Myself walking to Sword Lake. Photo credit to Scott Rocher.
It took us just an hour to get to the lake and so we ended up with plenty of time. Arriving at the lake was jaw dropping.
I slowly swam over to the other side of the lake where some of the crew were jumping off a cliff or using a rope swing they found. The rope swing was super fun! Slightly painful on the landing.
Rope swing at Sword Lake. Photo credit to Eric Saxby.
Walking back to our cars, we stopped for a moment of zen looking far into the distance of the landscape.
Taking a moment of zen on our way back from Soward Lake. Photo credit to Eric Saxby.
Sunday night was a little quieter. I think the previous night plus the hike dampened the energy a little. There was one surprise though the camp host had found and captured a rattle snake so we all got to watch that for a while. It was later transported to the other side of the river and released to keep it away from the camp. I went back to my cabin and organised my gear so I could be ready for the bus departing early Monday morning.

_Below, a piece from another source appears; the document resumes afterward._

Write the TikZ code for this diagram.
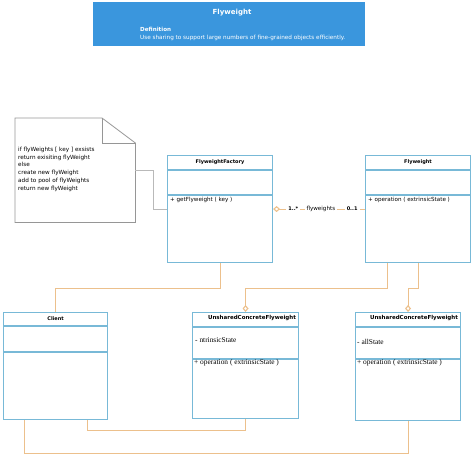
\documentclass[tikz,border=0pt]{standalone}
\usepackage{fontspec}
\setmainfont{DejaVu Sans}
\newfontfamily\umlserif{Liberation Serif}
\usetikzlibrary{arrows.meta, positioning, calc}
\definecolor{hdrblue}{RGB}{58,150,221}
\definecolor{clsline}{RGB}{120,185,215}
\definecolor{assoc}{RGB}{236,192,140}
\definecolor{notegray}{RGB}{150,150,150}
\definecolor{notelink}{RGB}{185,185,185}
\tikzset{
  every node/.style={font=\fontsize{5.6}{6.5}\selectfont, inner sep=0pt},
  hdr/.style     = {rectangle, fill=hdrblue, anchor=north west,
                    minimum width=272pt, minimum height=44pt},
  cls/.style     = {rectangle, draw=clsline, line width=1.1pt, anchor=north west},
  clsname/.style = {font=\fontsize{5}{6}\selectfont\bfseries},
  member/.style  = {anchor=west},
  umember/.style = {anchor=west, font=\fontsize{7.4}{8}\selectfont\umlserif},
  notetext/.style= {anchor=north west, align=left, font=\fontsize{5.7}{7.7}\selectfont},
  link/.style    = {draw=assoc, line width=1.1pt},
  aggtip/.tip    = {Diamond[open, length=7pt, width=6pt]},
  mult/.style    = {fill=white, inner xsep=2pt, inner ysep=1pt},
}

\begin{document}
\begin{tikzpicture}[x=1pt, y=-1pt]
  \useasboundingbox (0,0) rectangle (474,453);

  % ---- header ----
  \node[hdr] (hdr) at (93,2) {};
  \node[font=\fontsize{7}{8}\selectfont\bfseries, text=white] (hdrtitle) at (232,13) {Flyweight};
  \node[anchor=west, font=\fontsize{5.6}{6}\selectfont\bfseries, text=white] (hdrdef) at (140,29) {Definition};
  \node[anchor=west, font=\fontsize{5.7}{6}\selectfont, text=white] (hdrtext) at (140,38)
        {Use sharing to support large numbers of fine-grained objects efficiently.};

  % ---- note ----
  \node[minimum width=120pt, minimum height=104pt, anchor=north west] (note) at (15,118) {};
  \draw[notegray, line width=0.8pt] (note.north west) -- ++(87,0)
        -- ($(note.north east)+(0,25)$) -- (note.south east) -- (note.south west) -- cycle;
  \draw[notegray, line width=0.8pt] ($(note.north west)+(87,0)$) |- ($(note.north east)+(0,25)$);
  \node[notetext] (notetxt) at (18,147) {if flyWeights [ key ] exsists\\return exisiting flyWeight\\else\\create new flyWeight\\add to pool of flyWeights\\return new flyWeight};

  % ---- classes ----
  \node[cls, minimum width=105pt, minimum height=107pt] (fac)  at (167,155) {};
  \node[cls, minimum width=105pt, minimum height=107pt] (fw)   at (365,155) {};
  \node[cls, minimum width=104pt, minimum height=107pt] (cli)  at (3,312)   {};
  \node[cls, minimum width=106pt, minimum height=106pt] (ucf1) at (192,312) {};
  \node[cls, minimum width=105pt, minimum height=108pt] (ucf2) at (355,312) {};

  % compartments
  \foreach \b/\t/\d in {fac/15/40, fw/15/40, cli/14/40, ucf1/15/47, ucf2/15/47} {
    \draw[clsline, line width=1.1pt] ($(\b.north west)+(0,\t)$) -- ($(\b.north east)+(0,\t)$);
    \draw[clsline, line width=1.1pt] ($(\b.north west)+(0,\d)$) -- ($(\b.north east)+(0,\d)$);
  }

  \node[clsname] (facname)  at ($(fac.north)+(0,7.5)$) {FlyweightFactory};
  \node[member]  (facop)    at (170,200) {+ getFlyweight ( key )};
  \node[clsname] (fwname)   at ($(fw.north)+(0,7.5)$)  {Flyweight};
  \node[member]  (fwop)     at (368,200) {+ operation ( extrinsicState )};
  \node[clsname] (cliname)  at ($(cli.north)+(0,7)$)   {Client};
  \node[clsname, font=\fontsize{5.5}{6}\selectfont\bfseries] (u1name) at (252,318) {UnsharedConcreteFlyweight};
  \node[umember] (u1attr)   at (195,340) {- ntrinsicState};
  \node[umember] (u1op)     at (194,363) {+ operation ( extrinsicState )};
  \node[clsname, font=\fontsize{5.5}{6}\selectfont\bfseries] (u2name) at (414,318) {UnsharedConcreteFlyweight};
  \node[umember] (u2attr)   at (357,342) {- allState};
  \node[umember] (u2op)     at (357,363) {+ operation ( extrinsicState )};

  % ---- note link ----
  \draw[notelink, line width=0.8pt] (note.east) -- ++(18,0) |- (fac.west);

  % ---- aggregation ----
  \draw[link, {aggtip}-] (fac.east) -- (fw.west)
        node[mult, pos=0.22, font=\fontsize{5}{6}\selectfont\bfseries] (m1) {1..*}
        node[mult, pos=0.52] (role) {flyweights}
        node[mult, pos=0.86, font=\fontsize{5}{6}\selectfont\bfseries] (m2) {0..1};

  % ---- upper links ----
  \draw[link] (fac.south) -- ++(0,25) -| (cli.north);
  \draw[link, -{aggtip}] ($(fw.south)+(-31,0)$) -- ++(0,25) -| (ucf1.north);
  \draw[link, -{aggtip}] (fw.south) -- ++(0,25) -| (ucf2.north);

  % ---- lower links ----
  \draw[link] ($(cli.south)+(32,0)$) -- ++(0,10) -| (ucf1.south);
  \draw[link] ($(cli.south)+(-31,0)$) -- ++(0,33) -| (ucf2.south);
\end{tikzpicture}
\end{document}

Overall it was such an epic Rails Camp. While I outline what I got up to in this post, you have to sprinkle just about every moment with some interesting conversation. I’ve met so many awesome people and heard many great stories. I found the whole weekend quite relaxing, which is not something I could say about conferences. A smaller group of people really helps too. By the end I felt like I’d spoken to about 80% of everyone there. It’s these factors that makes Rails Camp such a great format.
Photo credit to Bobbilee Hartman for first photo in group.
If you’re left wanting more or missed out on this first camp, Lachlan Hardy and Elle Meredith announced they are organising the next Rails Camp over on the East Coast. Here’s what Lachlan tells me:
We’ve got a shortlist of 3 locations: 1 each in Vermont; the Catskills, NY; and North Carolina near Greensboro. Currently getting availability for weekends in March/April and expect to book soon.
Follow @railscamp_USA for updates. Hope to see you all there!
Update: Railscamp USA East Coast has been announced. It will be in the Catskills, NY and will run from the 8th to 11th of April, 2016.